Computational fluid dynamics (CFD) modeling of removal of contaminants of emerging concern in solar photo-Fenton raceway pond reactors

Abstract

The impact of mixing and hydrodynamics on the removal of contaminants of emerging concern (CECs) detected in a secondary WWTP effluent by the solar photo-Fenton process in a pilot scale Raceway Pond Reactor (RPR) was investigated by computational fluid dynamics (CFD). The CFD model incorporated the solar photo-Fenton CECs oxidation kinetics at neutral pH with Fe3+-EDDS, the radiation transport through the water, and the turbulent flow field produced by a paddle wheel mixer.

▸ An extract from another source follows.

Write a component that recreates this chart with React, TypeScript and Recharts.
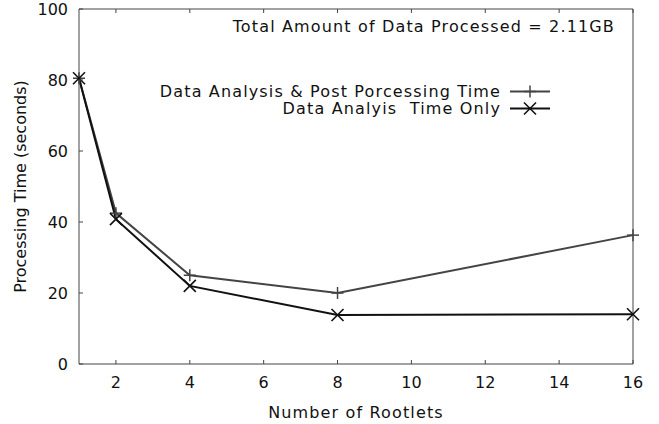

The fluid dynamics was solved by a transient-multiphase flow model (Volume of Fluid with Sliding Mesh Model) and by a steady-state momentum source domain (SD) model. Experimental RPR mixing time and CECs removal under transient conditions validated the models. The computationally faster SD model predicted the CECs removal varying the paddle wheel rotational speed, the solar irradiance, and fluid residence time. Deviations from an ideal CSTR were significative (>10%) when the CECs half-life/mixing time ratios were <1, while residence time had minor influence. The mixing effects were amplified in a scaled-up RPR and treatment capacity decreased 10% compared with a CSTR. Overall, this study reveals that the design of hydrodynamics in large-scale RPRs must be carefully examined to reduce power consumption while increasing mixing performance.